Brigitte Sauzay: Oui, tout à fait. C'est la raison pour laquelle j'ai créé, en 1993, cet Institut de Berlin-Brandebourg (BBI) pour la coopération franco-allemande en Europe, afin que les gens puissent s'y rencontrer et que les sociétés civiles puissent constater à quel point elles sont aux prises avec les mêmes problèmes, ceux que vous venez de citer, mais aussi ceux liés à l'immigration, au statut des femmes, à l'euthanasie, à l'appartenance ethnique. Je pense que nous allons de plus en plus nous rendre compte que nous sommes une communauté de valeurs, et qu'il faut par conséquent qu'ensemble et tous nous réfléchissions aux positions que nous voulons prendre dans un monde globalisé, où nos valeurs ne sont pas forcément les mêmes. Nous ne sommes pas chrétiens-intégristes comme c'est très souvent le cas aux États-Unis; nous ne sommes pas non plus des peuples sans transcendance comme c'est le cas des peuples asiatiques; nous ne sommes pas musulmans.

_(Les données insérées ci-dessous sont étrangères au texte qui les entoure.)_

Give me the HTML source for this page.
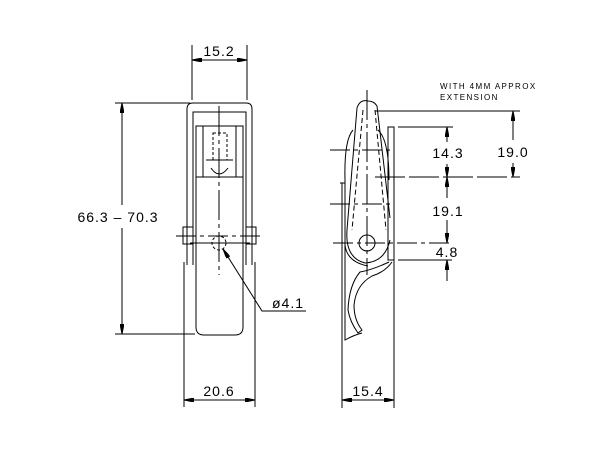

Il est enfin évident que nous avons quelque chose en commun. D'ailleurs, ce qui est curieux, c'est que lorsqu'on demande ce qu'est la culture européenne, personne ne sait la définir, alors qu'il y a une sensibilité européenne qui se crée de plus en plus. Je dirai que c'est évident depuis le 11 septembre, mais c'était déjà évident à Kyoto dans les questions d'environnement. Même chose pour l'Irak. Je crois que l'on assiste à l'émergence d'un citoyen européen.
   
Eryck de Rubercy: Il y a aussi une sorte de satisfaction, presque de jubilation, de la France à pouvoir reprocher aux Allemands de ne pas tenir leur budget, alors que ce fut l'inverse pendant trente ou quarante ans...
   
Brigitte Sauzay: Oui, absolument. Je pense néanmoins que c'est dommage pour nous, parce qu'il vaut mieux avoir une locomotive économique que le contraire. Mais, d'un point de vue psychologique, je pense que c'est excellent, parce que cela fera perdre aux Français certains défauts de perception qu'ils avaient quand ils regardaient l'Allemagne, déjà même avant le handicap économique de la réunification. Ils avaient toujours l'impression que l'Allemagne était très forte, très puissante, prête à les écraser, alors qu'elle avait tous les problèmes que l'on voit aujourd'hui, qui n'étaient pas perçus. Cela ne fait pas de mal non plus aux Allemands, qui avaient tellement pris l'habitude d'être les premiers de la classe qu'ils en étaient volontiers devenus donneurs de leçons. Finalement, cela leur fait du bien de voir qu'aucun système n'est jamais tout le temps parfait.